Jones started the car and pulled away, passing several marked police vehicles heading towards the scene. Every few seconds he would throw me an unreadable look in the mirror, and I wondered if he was the one who had shot Sally. If he was, he and I would have words about it, but not today.
“Why did you go off like that?” Patterson half-turned to face me with his back against the door. “Last thing I remember saying to you was ‘wait for my call’.”
“I thought you’d take too long,” I leant my head back on the headrest. Now that I was sitting down every bump, scrape and laceration felt as if I was nothing more than a giant, walking bruise. “I was scared that Sally would get killed while you waded through red tape.”
“And how did that work
out for you?”
“Not well,” I admitted. “Although it could have been worse.”
“Well I think you’re a fool, but you’re a lucky one. Today could easily have ended with you and your missus in body bags.”
“I know.” I nodded, wondering where this was leading. It seemed odd to me that the chief NCA officer was leaving a scene he should have been taking point on, and I suspected that there must be a bloody good reason why.
“While it’s just us in the car,” Patterson threw a glance at Jones, “I have a question for you, and I need you to answer me honestly. Just between us.”
“Go on.”
“Did you, at any point,” his hand fiddled with the seatbelt, “get told what was on the flash drive, or see anything that was on it? I can’t stress how important it is that you tell me the truth.”
“No,” I felt sudden tension like a smack in the face. “No one ever actually told me. Why?”
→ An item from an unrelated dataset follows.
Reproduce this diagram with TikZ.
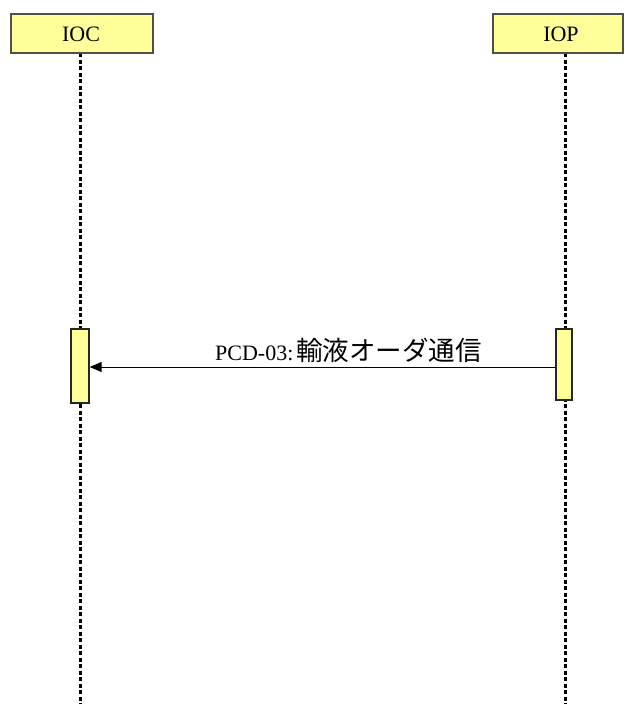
\documentclass[tikz,border=0pt]{standalone}
\usepackage{fontspec}
\setmainfont{Liberation Serif}
\newfontfamily\jpfont{Noto Sans CJK JP}
\usetikzlibrary{arrows.meta}
\definecolor{boxfill}{RGB}{255,255,153}
\definecolor{boxline}{RGB}{80,80,70}
\tikzset{
  headbox/.style={draw=boxline, line width=1.4pt, fill=boxfill},
  actbox/.style={draw=black!85, line width=1.4pt, fill=boxfill},
  lifeline/.style={draw=black, line width=3pt, dash pattern=on 4pt off 2.5pt},
  msg/.style={draw=black, line width=1pt, -{Triangle[length=12pt,width=10pt]}},
  headtext/.style={font=\fontsize{22}{24}\selectfont, inner sep=0pt},
}
\begin{document}
\begin{tikzpicture}[x=1pt,y=-1pt]
\useasboundingbox (0,0) rectangle (624,704);
% lifelines
\coordinate (iocTop) at (80,53);
\coordinate (iocBot) at (80,704);
\coordinate (iopTop) at (565,53);
\coordinate (iopBot) at (565,704);
\draw[lifeline] (iocTop) -- (iocBot);
\draw[lifeline] (iopTop) -- (iopBot);
% header boxes
\draw[headbox] (11,14) rectangle (153,53);
\node[headtext] (ioc) at (81,34) {IOC};
\draw[headbox] (493,14) rectangle (623,53);
\node[headtext] (iop) at (561,34) {IOP};
% activation boxes
\node[actbox, minimum width=18pt, minimum height=74pt, inner sep=0pt] (actL) at (80,366) {};
\node[actbox, minimum width=16pt, minimum height=71pt, inner sep=0pt] (actR) at (564,364.5) {};
% message
\coordinate (msgR) at (actR.west |- 0,367);
\coordinate (msgL) at (actL.east |- 0,367);
\draw[msg] (msgR) -- (msgL);
\node[anchor=base west, inner sep=0pt] (lbl) at (215,360) {\fontsize{22}{24}\selectfont PCD-03:\hspace{3pt}{\jpfont\fontsize{26.5}{29}\selectfont 輸液オーダ通信}};
\end{tikzpicture}
\end{document}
Patterson studied my face for a long moment, then nodded, apparently satisfied.
“Good. I only ask because if you’d been told what was on it we’d have to get you to sign the official secrets act again, and if you’d seen it? Well, I don’t think there would be a hole deep enough to put you.”
“It’s that secret?”
“And then some. It’s better for you if you forget all about this, as I’m sure Striker will explain. If it’s any consolation, though, despite your less than textbook methods, you’ve averted what could have been a national disaster today.”
“Hmm.”
We drove the rest of the way in silence, Jones watching the road and Patterson apparently out of small talk. As for me, I couldn’t help but feel that a piece of the puzzle was missing. Something kept nagging at me until I shut my eyes and let the events of the last couple of hours run back through my head.
Or I would have done, at least, but all I could see was Sally getting shot, over and over again until my head wanted to burst. To distract myself I asked Patterson the first question that came into my head.